Problem description —
Tally the lines that contain the string "document" and state that total without comment.

Extracted information —
+++

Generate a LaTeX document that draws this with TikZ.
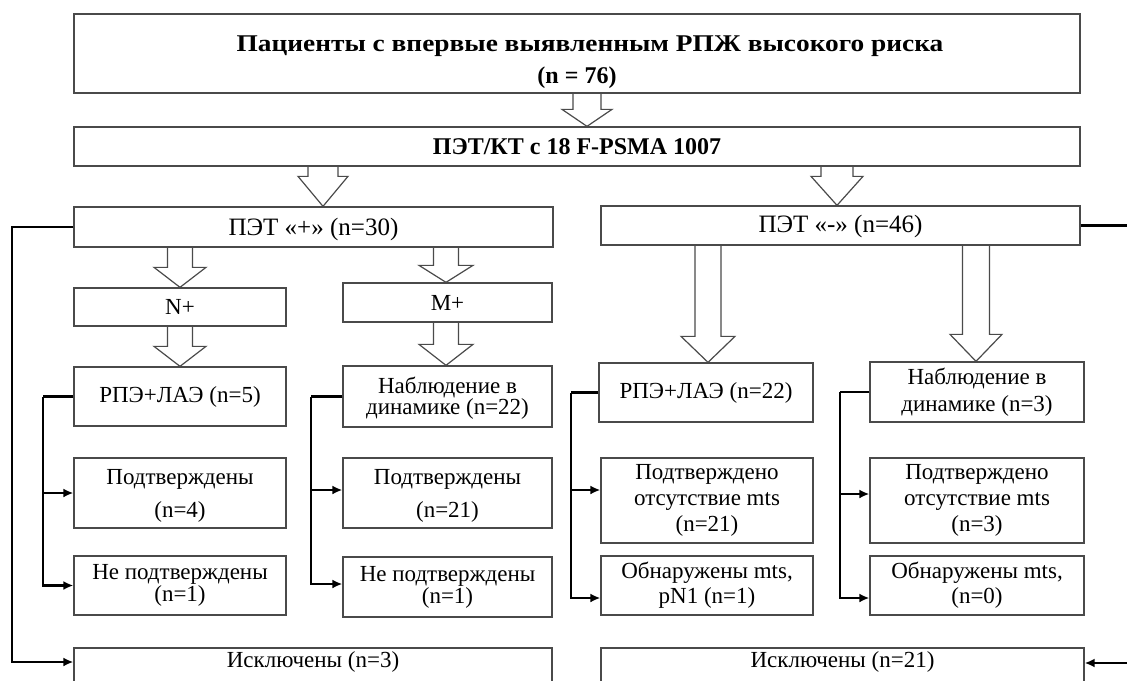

+++

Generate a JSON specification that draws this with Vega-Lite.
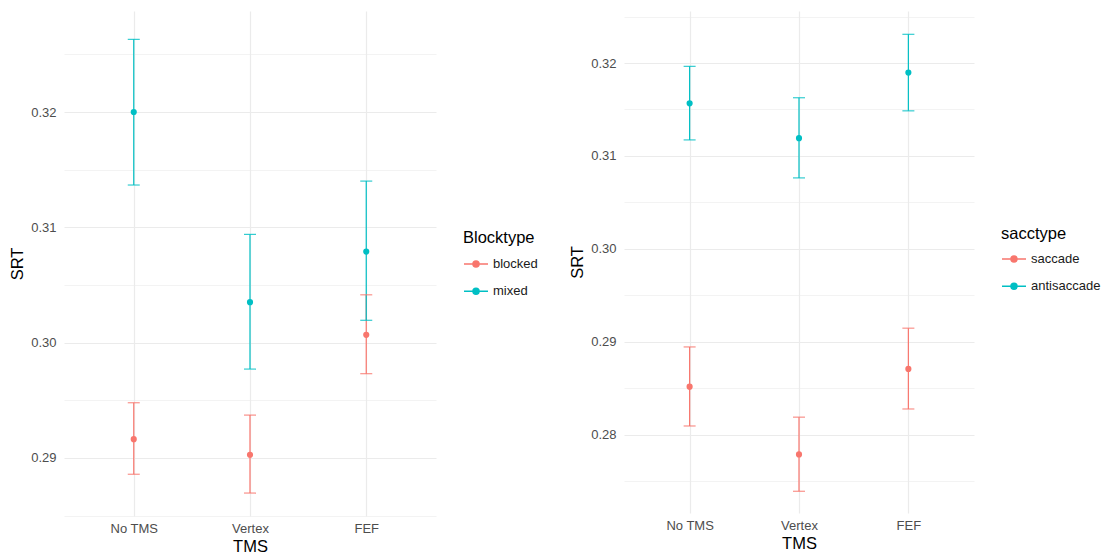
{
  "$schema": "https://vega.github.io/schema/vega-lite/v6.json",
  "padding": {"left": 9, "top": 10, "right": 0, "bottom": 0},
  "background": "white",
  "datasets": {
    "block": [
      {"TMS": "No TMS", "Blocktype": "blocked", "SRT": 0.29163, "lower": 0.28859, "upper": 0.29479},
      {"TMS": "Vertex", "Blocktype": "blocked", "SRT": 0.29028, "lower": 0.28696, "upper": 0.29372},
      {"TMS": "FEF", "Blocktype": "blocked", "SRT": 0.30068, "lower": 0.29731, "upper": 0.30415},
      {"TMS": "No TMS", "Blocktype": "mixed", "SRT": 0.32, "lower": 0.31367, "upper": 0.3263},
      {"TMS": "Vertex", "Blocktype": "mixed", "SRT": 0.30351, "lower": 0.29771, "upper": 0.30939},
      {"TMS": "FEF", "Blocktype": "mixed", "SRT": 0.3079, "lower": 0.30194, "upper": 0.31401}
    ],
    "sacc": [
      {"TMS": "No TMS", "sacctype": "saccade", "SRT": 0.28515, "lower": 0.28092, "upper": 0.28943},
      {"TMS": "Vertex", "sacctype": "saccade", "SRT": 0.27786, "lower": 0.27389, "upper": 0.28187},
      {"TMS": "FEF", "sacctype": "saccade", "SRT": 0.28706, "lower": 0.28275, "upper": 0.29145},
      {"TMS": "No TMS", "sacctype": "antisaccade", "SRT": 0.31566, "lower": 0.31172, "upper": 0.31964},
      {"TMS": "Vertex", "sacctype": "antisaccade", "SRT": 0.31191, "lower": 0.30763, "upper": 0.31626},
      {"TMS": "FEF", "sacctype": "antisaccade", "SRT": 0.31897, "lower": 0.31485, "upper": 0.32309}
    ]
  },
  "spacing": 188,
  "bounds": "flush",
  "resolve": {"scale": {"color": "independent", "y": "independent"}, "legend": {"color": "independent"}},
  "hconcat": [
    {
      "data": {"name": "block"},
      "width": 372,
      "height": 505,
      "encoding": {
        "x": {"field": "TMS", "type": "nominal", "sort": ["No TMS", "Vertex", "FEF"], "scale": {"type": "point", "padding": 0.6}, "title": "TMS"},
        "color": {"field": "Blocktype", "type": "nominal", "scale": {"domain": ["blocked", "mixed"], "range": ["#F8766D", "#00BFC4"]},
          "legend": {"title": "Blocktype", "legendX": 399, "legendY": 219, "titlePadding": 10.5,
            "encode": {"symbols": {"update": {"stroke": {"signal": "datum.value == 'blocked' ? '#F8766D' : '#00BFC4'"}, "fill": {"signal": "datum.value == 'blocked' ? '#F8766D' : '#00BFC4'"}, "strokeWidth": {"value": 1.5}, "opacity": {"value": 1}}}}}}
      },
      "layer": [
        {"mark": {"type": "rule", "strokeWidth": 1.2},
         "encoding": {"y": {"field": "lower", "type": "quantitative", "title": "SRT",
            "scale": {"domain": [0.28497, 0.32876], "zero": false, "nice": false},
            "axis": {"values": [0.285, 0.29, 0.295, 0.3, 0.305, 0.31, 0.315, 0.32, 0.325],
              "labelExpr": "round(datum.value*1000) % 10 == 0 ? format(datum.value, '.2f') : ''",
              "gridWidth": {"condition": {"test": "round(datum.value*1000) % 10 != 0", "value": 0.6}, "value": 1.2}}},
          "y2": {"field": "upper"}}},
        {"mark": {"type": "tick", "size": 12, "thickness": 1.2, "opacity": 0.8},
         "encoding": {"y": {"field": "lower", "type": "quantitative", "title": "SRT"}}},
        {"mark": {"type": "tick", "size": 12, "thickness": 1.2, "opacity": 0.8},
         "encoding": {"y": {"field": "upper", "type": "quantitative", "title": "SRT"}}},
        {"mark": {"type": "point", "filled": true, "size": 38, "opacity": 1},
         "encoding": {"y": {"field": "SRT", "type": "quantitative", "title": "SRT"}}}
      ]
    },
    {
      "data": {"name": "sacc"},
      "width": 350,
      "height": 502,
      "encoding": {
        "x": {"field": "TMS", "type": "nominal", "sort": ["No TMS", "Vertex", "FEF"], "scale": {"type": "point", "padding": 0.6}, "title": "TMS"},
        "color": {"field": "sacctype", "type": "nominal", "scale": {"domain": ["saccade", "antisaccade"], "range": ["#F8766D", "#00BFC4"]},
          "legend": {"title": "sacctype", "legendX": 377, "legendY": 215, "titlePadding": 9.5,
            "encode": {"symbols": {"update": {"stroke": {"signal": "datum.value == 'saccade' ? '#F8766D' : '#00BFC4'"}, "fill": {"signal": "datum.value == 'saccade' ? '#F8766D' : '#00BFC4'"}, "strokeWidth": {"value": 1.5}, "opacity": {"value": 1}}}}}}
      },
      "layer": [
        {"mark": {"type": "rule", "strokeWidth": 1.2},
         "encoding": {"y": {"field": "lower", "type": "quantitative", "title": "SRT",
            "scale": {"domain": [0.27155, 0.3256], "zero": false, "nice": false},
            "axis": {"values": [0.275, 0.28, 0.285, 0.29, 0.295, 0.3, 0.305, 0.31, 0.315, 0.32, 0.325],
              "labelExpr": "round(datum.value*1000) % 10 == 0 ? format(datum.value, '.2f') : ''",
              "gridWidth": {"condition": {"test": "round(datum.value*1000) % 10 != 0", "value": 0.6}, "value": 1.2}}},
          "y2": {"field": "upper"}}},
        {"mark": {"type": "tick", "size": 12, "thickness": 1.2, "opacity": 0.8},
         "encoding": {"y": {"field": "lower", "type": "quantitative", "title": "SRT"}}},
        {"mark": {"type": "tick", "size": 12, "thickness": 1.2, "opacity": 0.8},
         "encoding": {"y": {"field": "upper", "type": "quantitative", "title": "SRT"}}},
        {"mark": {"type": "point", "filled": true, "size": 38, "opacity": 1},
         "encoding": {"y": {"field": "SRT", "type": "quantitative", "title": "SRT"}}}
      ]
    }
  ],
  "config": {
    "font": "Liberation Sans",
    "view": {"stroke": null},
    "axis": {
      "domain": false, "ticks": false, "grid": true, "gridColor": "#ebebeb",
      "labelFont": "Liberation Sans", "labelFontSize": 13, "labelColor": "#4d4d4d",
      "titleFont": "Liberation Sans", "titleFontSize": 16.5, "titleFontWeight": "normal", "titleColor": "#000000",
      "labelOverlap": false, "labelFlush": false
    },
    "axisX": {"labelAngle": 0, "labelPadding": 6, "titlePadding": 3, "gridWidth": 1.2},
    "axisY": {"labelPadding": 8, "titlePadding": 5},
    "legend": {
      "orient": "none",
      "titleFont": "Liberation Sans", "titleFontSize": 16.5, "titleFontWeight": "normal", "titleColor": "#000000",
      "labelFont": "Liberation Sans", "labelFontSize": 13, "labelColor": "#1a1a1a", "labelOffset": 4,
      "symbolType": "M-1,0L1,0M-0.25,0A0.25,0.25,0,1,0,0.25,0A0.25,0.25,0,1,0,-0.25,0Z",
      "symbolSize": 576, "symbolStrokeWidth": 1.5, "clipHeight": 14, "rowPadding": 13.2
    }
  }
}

+++

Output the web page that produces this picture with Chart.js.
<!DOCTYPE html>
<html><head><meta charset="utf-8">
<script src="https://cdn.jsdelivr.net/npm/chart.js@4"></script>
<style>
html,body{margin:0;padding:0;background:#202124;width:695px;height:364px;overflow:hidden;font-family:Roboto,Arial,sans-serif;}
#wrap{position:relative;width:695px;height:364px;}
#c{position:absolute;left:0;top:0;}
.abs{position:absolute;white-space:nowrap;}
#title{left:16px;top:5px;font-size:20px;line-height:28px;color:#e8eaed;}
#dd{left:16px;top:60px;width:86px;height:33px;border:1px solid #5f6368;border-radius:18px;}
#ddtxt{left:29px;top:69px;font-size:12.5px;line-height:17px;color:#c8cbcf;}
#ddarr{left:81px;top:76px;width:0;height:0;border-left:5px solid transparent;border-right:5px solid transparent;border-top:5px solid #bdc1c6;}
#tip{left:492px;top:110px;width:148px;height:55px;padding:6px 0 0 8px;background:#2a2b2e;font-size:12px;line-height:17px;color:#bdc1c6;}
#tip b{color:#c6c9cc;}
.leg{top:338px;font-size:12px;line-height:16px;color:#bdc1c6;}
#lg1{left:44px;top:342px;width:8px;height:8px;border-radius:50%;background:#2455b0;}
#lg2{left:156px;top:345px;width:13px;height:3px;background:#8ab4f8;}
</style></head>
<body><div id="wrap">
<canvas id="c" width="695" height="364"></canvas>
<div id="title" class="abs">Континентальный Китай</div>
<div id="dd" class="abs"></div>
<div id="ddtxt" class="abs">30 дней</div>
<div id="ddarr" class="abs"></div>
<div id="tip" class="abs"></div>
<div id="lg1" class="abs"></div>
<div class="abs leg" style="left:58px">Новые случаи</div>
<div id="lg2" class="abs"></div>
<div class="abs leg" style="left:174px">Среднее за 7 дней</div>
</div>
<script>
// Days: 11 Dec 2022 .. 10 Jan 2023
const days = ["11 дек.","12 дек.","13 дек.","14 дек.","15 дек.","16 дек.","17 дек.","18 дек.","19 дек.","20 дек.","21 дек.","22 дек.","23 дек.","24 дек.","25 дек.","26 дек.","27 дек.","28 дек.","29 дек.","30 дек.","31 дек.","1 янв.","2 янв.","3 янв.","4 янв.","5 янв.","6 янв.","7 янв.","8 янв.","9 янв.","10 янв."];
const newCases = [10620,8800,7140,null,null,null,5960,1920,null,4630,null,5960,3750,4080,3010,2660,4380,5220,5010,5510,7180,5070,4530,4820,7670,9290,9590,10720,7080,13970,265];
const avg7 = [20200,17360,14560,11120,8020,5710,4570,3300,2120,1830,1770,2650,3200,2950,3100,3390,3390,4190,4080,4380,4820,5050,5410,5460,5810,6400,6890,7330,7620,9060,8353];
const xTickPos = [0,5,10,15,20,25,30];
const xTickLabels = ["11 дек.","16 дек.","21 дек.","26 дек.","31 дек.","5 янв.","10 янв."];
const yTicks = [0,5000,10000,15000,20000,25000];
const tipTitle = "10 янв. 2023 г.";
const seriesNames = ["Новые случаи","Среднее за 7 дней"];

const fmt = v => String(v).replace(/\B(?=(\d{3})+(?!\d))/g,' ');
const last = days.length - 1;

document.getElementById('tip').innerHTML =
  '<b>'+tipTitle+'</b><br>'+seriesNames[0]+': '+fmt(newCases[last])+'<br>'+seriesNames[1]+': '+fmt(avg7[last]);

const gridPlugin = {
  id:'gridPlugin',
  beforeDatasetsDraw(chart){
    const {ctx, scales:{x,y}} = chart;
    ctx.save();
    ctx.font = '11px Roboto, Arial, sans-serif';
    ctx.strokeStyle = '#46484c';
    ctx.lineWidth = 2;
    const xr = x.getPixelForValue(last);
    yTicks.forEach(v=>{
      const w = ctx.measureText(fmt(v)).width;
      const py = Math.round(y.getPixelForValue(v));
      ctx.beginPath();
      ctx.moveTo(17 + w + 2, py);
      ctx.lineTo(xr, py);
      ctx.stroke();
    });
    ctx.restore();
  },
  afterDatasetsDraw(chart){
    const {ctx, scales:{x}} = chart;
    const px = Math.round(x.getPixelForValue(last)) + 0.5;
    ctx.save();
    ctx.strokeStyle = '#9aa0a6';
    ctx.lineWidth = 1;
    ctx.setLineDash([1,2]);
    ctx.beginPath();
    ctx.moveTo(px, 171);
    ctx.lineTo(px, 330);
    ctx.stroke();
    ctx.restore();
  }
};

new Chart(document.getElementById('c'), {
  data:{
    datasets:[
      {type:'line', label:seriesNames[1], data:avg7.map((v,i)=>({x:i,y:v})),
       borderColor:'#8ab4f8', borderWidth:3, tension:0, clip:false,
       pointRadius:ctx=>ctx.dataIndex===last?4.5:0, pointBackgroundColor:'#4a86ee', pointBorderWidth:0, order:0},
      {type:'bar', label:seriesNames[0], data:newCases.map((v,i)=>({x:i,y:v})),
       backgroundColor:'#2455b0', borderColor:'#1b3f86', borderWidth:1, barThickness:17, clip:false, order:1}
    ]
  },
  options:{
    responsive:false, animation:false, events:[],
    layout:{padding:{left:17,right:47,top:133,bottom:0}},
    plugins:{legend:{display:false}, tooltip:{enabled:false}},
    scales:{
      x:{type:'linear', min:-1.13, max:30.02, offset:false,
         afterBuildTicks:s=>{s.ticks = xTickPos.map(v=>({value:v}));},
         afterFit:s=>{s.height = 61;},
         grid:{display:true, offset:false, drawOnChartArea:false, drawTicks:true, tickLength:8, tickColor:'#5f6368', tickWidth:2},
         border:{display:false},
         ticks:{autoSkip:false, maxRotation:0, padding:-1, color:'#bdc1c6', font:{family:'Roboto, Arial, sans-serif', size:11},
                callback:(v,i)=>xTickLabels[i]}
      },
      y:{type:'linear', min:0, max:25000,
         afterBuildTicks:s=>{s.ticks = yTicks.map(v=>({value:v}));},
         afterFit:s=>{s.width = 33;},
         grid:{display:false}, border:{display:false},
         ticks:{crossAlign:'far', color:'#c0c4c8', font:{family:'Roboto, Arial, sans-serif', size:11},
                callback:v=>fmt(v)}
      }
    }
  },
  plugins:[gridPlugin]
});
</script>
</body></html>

+++

Task solution —
3